OBJECTIVE: Extract each line of the material that follows exactly and omit its pictures.

INPUT:
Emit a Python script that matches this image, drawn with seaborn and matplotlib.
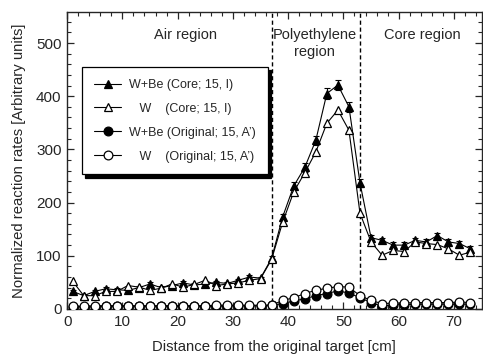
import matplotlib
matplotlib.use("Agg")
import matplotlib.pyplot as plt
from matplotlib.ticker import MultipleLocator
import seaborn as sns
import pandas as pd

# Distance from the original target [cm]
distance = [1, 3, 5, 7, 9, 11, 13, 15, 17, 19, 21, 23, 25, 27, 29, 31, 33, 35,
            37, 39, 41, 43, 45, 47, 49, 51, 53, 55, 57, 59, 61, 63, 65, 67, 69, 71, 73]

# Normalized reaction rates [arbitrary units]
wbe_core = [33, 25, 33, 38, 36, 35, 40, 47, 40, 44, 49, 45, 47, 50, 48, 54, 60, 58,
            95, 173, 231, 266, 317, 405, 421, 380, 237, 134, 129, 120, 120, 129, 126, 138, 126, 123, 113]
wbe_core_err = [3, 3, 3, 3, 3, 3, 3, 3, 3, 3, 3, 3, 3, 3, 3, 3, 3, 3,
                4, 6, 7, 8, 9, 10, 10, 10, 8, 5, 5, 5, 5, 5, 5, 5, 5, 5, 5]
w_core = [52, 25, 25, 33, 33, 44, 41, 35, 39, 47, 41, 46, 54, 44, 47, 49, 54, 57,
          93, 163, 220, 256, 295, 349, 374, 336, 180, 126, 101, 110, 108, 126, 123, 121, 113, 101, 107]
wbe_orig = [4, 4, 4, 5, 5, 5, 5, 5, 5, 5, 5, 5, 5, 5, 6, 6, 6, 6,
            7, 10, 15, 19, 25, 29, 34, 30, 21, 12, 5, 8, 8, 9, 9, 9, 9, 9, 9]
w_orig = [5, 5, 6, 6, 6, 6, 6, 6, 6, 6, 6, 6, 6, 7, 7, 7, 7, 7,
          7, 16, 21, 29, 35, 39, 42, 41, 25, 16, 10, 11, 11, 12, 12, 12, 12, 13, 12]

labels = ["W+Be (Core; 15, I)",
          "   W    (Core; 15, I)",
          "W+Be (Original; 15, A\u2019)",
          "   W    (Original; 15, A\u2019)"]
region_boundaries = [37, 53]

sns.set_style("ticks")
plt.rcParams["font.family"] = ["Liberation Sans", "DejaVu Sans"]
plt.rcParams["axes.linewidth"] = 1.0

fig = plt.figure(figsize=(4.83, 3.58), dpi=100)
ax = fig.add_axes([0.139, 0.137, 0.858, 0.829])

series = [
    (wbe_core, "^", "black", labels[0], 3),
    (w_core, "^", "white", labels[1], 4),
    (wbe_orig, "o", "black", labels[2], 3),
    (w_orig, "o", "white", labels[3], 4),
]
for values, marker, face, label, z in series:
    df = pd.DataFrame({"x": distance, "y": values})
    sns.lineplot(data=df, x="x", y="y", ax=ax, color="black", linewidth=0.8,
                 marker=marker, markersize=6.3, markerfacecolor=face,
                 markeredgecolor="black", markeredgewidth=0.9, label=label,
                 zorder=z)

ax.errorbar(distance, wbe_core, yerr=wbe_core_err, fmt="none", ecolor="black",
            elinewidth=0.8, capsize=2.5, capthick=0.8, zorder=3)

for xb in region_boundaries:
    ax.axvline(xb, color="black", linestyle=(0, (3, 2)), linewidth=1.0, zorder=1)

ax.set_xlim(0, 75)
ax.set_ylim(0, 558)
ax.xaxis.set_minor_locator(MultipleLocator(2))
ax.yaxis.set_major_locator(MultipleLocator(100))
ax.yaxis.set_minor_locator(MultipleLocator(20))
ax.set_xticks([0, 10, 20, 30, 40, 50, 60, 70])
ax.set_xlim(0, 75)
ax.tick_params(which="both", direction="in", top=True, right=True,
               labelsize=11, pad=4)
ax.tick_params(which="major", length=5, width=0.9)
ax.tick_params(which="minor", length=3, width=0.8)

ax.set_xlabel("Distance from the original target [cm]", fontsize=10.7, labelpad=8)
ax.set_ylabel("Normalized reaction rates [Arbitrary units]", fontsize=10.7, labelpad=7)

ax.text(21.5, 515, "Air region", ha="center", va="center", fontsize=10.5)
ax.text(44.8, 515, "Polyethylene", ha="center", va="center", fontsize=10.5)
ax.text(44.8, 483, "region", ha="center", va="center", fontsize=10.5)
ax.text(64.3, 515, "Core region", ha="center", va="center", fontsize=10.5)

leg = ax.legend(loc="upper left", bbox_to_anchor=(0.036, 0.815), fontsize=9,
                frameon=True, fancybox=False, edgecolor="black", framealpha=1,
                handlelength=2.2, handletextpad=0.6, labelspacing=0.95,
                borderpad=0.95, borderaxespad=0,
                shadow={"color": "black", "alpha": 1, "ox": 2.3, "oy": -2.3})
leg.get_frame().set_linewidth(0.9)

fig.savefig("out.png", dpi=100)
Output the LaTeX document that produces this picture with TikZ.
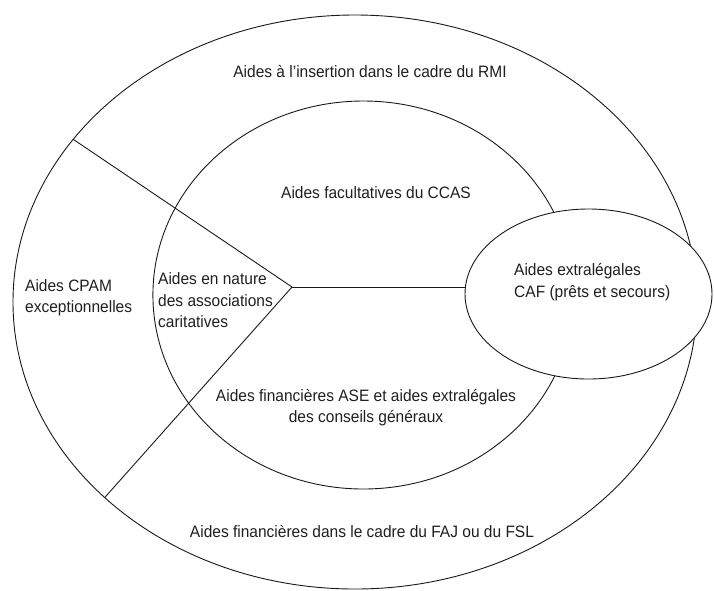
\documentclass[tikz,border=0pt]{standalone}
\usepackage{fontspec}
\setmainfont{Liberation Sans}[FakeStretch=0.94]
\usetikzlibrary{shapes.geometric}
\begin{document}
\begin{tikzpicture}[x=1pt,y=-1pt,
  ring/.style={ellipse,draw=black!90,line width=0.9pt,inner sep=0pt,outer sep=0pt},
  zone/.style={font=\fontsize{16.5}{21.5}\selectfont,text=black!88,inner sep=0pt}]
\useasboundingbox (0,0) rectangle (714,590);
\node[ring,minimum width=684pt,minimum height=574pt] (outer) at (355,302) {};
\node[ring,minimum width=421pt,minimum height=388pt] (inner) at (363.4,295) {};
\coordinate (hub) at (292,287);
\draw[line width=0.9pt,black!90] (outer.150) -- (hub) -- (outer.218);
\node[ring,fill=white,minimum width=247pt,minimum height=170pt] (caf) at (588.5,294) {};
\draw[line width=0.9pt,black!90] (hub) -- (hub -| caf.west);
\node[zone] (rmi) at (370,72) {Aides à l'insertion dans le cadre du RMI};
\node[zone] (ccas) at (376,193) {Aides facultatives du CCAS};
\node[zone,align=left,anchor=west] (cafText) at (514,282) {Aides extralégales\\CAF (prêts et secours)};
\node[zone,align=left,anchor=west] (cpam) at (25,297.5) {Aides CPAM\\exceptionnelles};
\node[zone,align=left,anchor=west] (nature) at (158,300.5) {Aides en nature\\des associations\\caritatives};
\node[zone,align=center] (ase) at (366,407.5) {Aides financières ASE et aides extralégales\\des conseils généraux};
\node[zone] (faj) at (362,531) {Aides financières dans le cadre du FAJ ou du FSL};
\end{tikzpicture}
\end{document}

TASK RESULT:
Emit a Python script that matches this image, drawn with seaborn and matplotlib.
import matplotlib
matplotlib.use("Agg")
import matplotlib.pyplot as plt
from matplotlib.ticker import MultipleLocator
import seaborn as sns
import pandas as pd

# Distance from the original target [cm]
distance = [1, 3, 5, 7, 9, 11, 13, 15, 17, 19, 21, 23, 25, 27, 29, 31, 33, 35,
            37, 39, 41, 43, 45, 47, 49, 51, 53, 55, 57, 59, 61, 63, 65, 67, 69, 71, 73]

# Normalized reaction rates [arbitrary units]
wbe_core = [33, 25, 33, 38, 36, 35, 40, 47, 40, 44, 49, 45, 47, 50, 48, 54, 60, 58,
            95, 173, 231, 266, 317, 405, 421, 380, 237, 134, 129, 120, 120, 129, 126, 138, 126, 123, 113]
wbe_core_err = [3, 3, 3, 3, 3, 3, 3, 3, 3, 3, 3, 3, 3, 3, 3, 3, 3, 3,
                4, 6, 7, 8, 9, 10, 10, 10, 8, 5, 5, 5, 5, 5, 5, 5, 5, 5, 5]
w_core = [52, 25, 25, 33, 33, 44, 41, 35, 39, 47, 41, 46, 54, 44, 47, 49, 54, 57,
          93, 163, 220, 256, 295, 349, 374, 336, 180, 126, 101, 110, 108, 126, 123, 121, 113, 101, 107]
wbe_orig = [4, 4, 4, 5, 5, 5, 5, 5, 5, 5, 5, 5, 5, 5, 6, 6, 6, 6,
            7, 10, 15, 19, 25, 29, 34, 30, 21, 12, 5, 8, 8, 9, 9, 9, 9, 9, 9]
w_orig = [5, 5, 6, 6, 6, 6, 6, 6, 6, 6, 6, 6, 6, 7, 7, 7, 7, 7,
          7, 16, 21, 29, 35, 39, 42, 41, 25, 16, 10, 11, 11, 12, 12, 12, 12, 13, 12]

labels = ["W+Be (Core; 15, I)",
          "   W    (Core; 15, I)",
          "W+Be (Original; 15, A\u2019)",
          "   W    (Original; 15, A\u2019)"]
region_boundaries = [37, 53]

sns.set_style("ticks")
plt.rcParams["font.family"] = ["Liberation Sans", "DejaVu Sans"]
plt.rcParams["axes.linewidth"] = 1.0

fig = plt.figure(figsize=(4.83, 3.58), dpi=100)
ax = fig.add_axes([0.139, 0.137, 0.858, 0.829])

series = [
    (wbe_core, "^", "black", labels[0], 3),
    (w_core, "^", "white", labels[1], 4),
    (wbe_orig, "o", "black", labels[2], 3),
    (w_orig, "o", "white", labels[3], 4),
]
for values, marker, face, label, z in series:
    df = pd.DataFrame({"x": distance, "y": values})
    sns.lineplot(data=df, x="x", y="y", ax=ax, color="black", linewidth=0.8,
                 marker=marker, markersize=6.3, markerfacecolor=face,
                 markeredgecolor="black", markeredgewidth=0.9, label=label,
                 zorder=z)

ax.errorbar(distance, wbe_core, yerr=wbe_core_err, fmt="none", ecolor="black",
            elinewidth=0.8, capsize=2.5, capthick=0.8, zorder=3)

for xb in region_boundaries:
    ax.axvline(xb, color="black", linestyle=(0, (3, 2)), linewidth=1.0, zorder=1)

ax.set_xlim(0, 75)
ax.set_ylim(0, 558)
ax.xaxis.set_minor_locator(MultipleLocator(2))
ax.yaxis.set_major_locator(MultipleLocator(100))
ax.yaxis.set_minor_locator(MultipleLocator(20))
ax.set_xticks([0, 10, 20, 30, 40, 50, 60, 70])
ax.set_xlim(0, 75)
ax.tick_params(which="both", direction="in", top=True, right=True,
               labelsize=11, pad=4)
ax.tick_params(which="major", length=5, width=0.9)
ax.tick_params(which="minor", length=3, width=0.8)

ax.set_xlabel("Distance from the original target [cm]", fontsize=10.7, labelpad=8)
ax.set_ylabel("Normalized reaction rates [Arbitrary units]", fontsize=10.7, labelpad=7)

ax.text(21.5, 515, "Air region", ha="center", va="center", fontsize=10.5)
ax.text(44.8, 515, "Polyethylene", ha="center", va="center", fontsize=10.5)
ax.text(44.8, 483, "region", ha="center", va="center", fontsize=10.5)
ax.text(64.3, 515, "Core region", ha="center", va="center", fontsize=10.5)

leg = ax.legend(loc="upper left", bbox_to_anchor=(0.036, 0.815), fontsize=9,
                frameon=True, fancybox=False, edgecolor="black", framealpha=1,
                handlelength=2.2, handletextpad=0.6, labelspacing=0.95,
                borderpad=0.95, borderaxespad=0,
                shadow={"color": "black", "alpha": 1, "ox": 2.3, "oy": -2.3})
leg.get_frame().set_linewidth(0.9)

fig.savefig("out.png", dpi=100)
Output the LaTeX document that produces this picture with TikZ.
\documentclass[tikz,border=0pt]{standalone}
\usepackage{fontspec}
\setmainfont{Liberation Sans}[FakeStretch=0.94]
\usetikzlibrary{shapes.geometric}
\begin{document}
\begin{tikzpicture}[x=1pt,y=-1pt,
  ring/.style={ellipse,draw=black!90,line width=0.9pt,inner sep=0pt,outer sep=0pt},
  zone/.style={font=\fontsize{16.5}{21.5}\selectfont,text=black!88,inner sep=0pt}]
\useasboundingbox (0,0) rectangle (714,590);
\node[ring,minimum width=684pt,minimum height=574pt] (outer) at (355,302) {};
\node[ring,minimum width=421pt,minimum height=388pt] (inner) at (363.4,295) {};
\coordinate (hub) at (292,287);
\draw[line width=0.9pt,black!90] (outer.150) -- (hub) -- (outer.218);
\node[ring,fill=white,minimum width=247pt,minimum height=170pt] (caf) at (588.5,294) {};
\draw[line width=0.9pt,black!90] (hub) -- (hub -| caf.west);
\node[zone] (rmi) at (370,72) {Aides à l'insertion dans le cadre du RMI};
\node[zone] (ccas) at (376,193) {Aides facultatives du CCAS};
\node[zone,align=left,anchor=west] (cafText) at (514,282) {Aides extralégales\\CAF (prêts et secours)};
\node[zone,align=left,anchor=west] (cpam) at (25,297.5) {Aides CPAM\\exceptionnelles};
\node[zone,align=left,anchor=west] (nature) at (158,300.5) {Aides en nature\\des associations\\caritatives};
\node[zone,align=center] (ase) at (366,407.5) {Aides financières ASE et aides extralégales\\des conseils généraux};
\node[zone] (faj) at (362,531) {Aides financières dans le cadre du FAJ ou du FSL};
\end{tikzpicture}
\end{document}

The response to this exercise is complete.